>>>

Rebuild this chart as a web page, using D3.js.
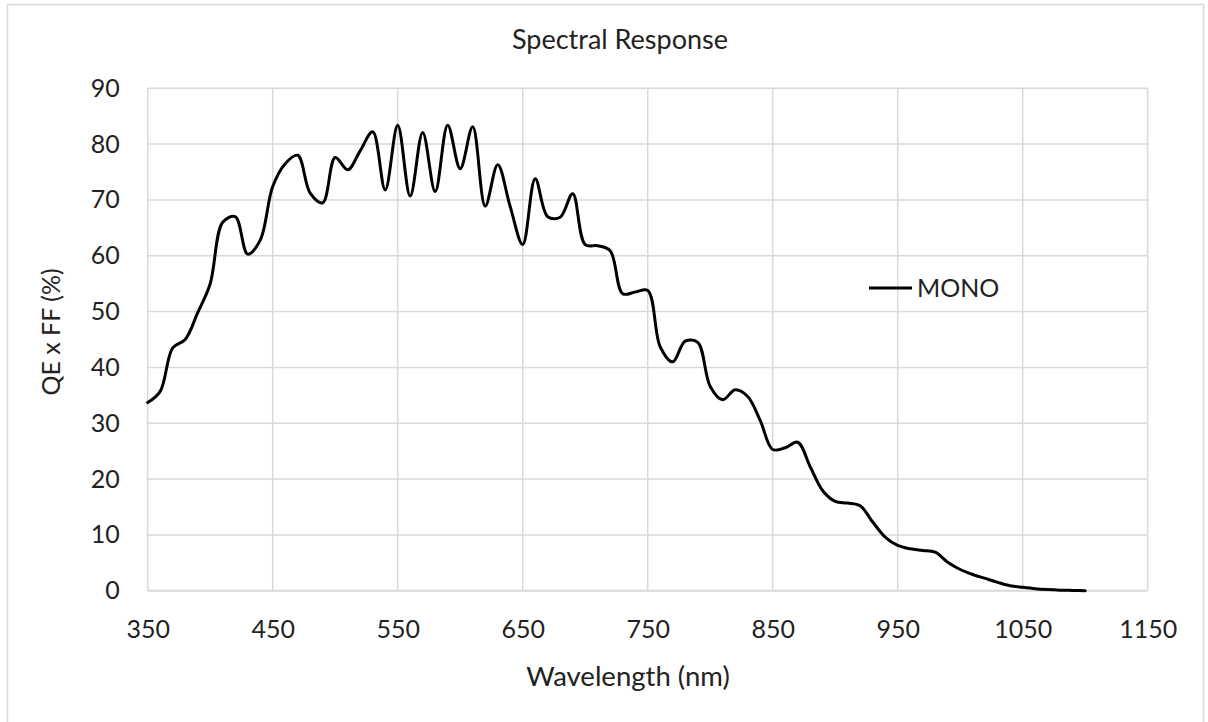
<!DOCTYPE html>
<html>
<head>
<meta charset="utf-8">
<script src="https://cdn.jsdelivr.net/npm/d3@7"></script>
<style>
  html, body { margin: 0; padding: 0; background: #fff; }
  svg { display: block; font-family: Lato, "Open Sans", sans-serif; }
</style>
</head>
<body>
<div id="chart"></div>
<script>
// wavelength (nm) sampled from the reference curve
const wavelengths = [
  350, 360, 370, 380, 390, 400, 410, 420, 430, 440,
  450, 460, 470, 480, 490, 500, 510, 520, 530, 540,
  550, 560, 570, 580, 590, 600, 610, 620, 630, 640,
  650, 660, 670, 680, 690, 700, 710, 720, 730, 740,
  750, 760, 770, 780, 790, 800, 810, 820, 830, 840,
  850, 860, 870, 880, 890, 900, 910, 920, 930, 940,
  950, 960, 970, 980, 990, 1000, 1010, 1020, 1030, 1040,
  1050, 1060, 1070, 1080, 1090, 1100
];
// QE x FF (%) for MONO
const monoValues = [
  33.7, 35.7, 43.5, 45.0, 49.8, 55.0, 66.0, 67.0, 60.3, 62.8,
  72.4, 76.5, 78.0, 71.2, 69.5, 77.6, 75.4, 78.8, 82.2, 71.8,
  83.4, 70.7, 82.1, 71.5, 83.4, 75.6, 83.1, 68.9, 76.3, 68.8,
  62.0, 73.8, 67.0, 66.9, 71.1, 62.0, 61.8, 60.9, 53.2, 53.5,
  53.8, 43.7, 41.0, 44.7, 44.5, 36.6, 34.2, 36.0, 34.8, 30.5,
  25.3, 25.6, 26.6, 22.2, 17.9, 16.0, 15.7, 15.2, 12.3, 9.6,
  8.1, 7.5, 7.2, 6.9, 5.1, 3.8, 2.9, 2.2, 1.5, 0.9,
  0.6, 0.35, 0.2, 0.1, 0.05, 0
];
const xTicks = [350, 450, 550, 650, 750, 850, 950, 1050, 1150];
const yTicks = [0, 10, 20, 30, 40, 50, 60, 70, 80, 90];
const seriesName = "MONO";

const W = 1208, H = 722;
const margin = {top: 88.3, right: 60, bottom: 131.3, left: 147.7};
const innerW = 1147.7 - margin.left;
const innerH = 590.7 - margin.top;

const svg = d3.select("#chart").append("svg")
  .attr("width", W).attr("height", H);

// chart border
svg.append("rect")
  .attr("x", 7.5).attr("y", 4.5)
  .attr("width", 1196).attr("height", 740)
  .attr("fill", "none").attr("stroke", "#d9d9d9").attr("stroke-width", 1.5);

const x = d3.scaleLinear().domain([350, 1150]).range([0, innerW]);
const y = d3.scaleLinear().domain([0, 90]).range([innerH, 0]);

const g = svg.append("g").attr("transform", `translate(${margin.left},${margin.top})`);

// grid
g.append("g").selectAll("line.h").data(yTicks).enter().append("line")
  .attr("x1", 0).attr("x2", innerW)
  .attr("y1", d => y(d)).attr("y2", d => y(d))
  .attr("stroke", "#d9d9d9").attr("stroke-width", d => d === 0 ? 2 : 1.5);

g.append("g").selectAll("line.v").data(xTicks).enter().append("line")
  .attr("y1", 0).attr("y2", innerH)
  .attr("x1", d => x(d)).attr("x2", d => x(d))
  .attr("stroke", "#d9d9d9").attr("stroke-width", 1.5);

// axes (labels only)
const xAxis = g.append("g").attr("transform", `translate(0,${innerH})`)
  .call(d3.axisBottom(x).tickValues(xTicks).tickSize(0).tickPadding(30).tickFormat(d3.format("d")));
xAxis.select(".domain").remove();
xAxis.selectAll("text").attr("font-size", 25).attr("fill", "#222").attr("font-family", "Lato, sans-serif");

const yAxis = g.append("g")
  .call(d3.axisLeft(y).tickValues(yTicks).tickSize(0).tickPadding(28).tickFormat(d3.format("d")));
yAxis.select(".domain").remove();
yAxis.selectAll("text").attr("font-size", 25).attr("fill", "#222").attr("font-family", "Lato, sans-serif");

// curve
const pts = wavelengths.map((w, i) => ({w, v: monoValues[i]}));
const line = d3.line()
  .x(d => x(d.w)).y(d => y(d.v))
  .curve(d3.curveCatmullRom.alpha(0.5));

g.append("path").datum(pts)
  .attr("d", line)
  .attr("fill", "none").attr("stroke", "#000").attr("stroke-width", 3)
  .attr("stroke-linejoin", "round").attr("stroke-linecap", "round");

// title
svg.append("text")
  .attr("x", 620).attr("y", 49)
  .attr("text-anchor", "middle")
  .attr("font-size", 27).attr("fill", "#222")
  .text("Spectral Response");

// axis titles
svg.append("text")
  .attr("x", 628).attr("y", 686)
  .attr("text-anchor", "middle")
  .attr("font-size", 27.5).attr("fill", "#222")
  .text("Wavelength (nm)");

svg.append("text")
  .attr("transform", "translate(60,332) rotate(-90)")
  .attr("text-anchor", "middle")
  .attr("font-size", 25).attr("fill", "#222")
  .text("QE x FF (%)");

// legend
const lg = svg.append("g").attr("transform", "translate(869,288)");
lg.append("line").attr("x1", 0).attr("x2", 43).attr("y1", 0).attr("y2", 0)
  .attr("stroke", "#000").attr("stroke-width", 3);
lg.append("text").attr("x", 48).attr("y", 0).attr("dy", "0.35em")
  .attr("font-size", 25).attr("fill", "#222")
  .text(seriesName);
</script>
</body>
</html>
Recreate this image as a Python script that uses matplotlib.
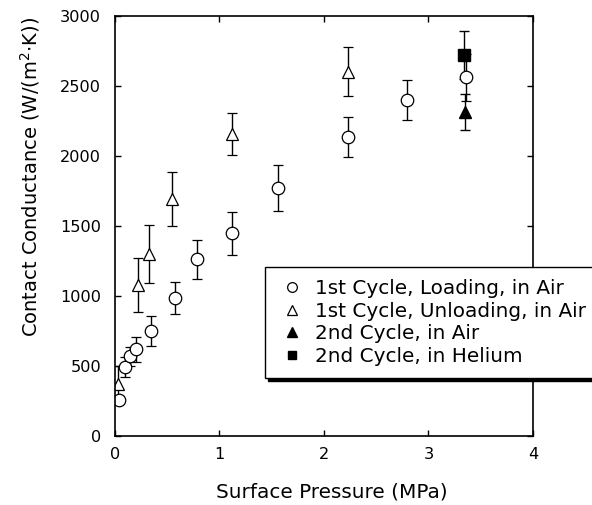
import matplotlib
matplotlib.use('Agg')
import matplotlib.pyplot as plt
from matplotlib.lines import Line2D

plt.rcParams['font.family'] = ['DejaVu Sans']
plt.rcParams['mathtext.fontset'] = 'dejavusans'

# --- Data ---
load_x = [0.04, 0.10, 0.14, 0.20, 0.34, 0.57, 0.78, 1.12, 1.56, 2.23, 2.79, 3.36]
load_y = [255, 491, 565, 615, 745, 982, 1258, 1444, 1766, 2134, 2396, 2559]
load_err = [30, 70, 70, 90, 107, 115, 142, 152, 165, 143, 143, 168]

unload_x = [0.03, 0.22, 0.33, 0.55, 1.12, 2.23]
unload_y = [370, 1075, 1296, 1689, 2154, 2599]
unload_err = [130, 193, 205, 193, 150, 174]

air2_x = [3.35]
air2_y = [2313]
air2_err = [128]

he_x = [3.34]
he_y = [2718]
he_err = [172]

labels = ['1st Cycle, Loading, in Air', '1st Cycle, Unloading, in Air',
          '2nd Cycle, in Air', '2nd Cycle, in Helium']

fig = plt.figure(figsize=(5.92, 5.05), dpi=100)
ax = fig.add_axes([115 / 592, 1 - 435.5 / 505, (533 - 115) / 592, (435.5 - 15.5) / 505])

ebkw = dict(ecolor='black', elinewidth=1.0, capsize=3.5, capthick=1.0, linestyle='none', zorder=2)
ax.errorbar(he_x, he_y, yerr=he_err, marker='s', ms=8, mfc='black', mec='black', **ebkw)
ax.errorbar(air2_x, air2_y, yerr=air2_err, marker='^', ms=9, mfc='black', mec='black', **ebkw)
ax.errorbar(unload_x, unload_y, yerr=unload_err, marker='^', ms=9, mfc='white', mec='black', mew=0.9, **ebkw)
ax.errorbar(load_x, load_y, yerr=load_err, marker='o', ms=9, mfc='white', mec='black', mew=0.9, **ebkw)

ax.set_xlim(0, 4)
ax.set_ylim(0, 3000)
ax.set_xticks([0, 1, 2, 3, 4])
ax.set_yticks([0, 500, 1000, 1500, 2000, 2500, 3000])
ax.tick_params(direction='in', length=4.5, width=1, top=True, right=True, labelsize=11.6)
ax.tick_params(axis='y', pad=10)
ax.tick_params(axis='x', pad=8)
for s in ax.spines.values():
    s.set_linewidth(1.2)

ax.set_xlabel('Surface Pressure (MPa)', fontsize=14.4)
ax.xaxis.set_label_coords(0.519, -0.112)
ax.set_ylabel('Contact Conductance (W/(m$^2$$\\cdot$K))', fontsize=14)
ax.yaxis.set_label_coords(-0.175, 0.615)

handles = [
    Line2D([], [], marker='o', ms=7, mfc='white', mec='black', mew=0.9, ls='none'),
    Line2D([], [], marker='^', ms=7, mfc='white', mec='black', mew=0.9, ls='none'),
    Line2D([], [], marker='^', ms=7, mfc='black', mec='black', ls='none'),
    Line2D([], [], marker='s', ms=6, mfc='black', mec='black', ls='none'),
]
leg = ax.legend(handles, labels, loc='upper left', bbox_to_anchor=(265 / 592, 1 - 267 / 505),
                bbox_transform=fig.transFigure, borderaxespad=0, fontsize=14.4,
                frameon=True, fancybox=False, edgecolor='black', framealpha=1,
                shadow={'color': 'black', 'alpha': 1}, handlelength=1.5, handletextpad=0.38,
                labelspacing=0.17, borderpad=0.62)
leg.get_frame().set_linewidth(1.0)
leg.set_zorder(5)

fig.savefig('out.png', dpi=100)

<<<

Retype only the lines above from the one with "Recreate this image" through the one with "143, 143, 168]", exactly and with both ends. Images stay out.

WORKED ANSWER
Recreate this image as a Python script that uses matplotlib.
import matplotlib
matplotlib.use('Agg')
import matplotlib.pyplot as plt
from matplotlib.lines import Line2D

plt.rcParams['font.family'] = ['DejaVu Sans']
plt.rcParams['mathtext.fontset'] = 'dejavusans'

# --- Data ---
load_x = [0.04, 0.10, 0.14, 0.20, 0.34, 0.57, 0.78, 1.12, 1.56, 2.23, 2.79, 3.36]
load_y = [255, 491, 565, 615, 745, 982, 1258, 1444, 1766, 2134, 2396, 2559]
load_err = [30, 70, 70, 90, 107, 115, 142, 152, 165, 143, 143, 168]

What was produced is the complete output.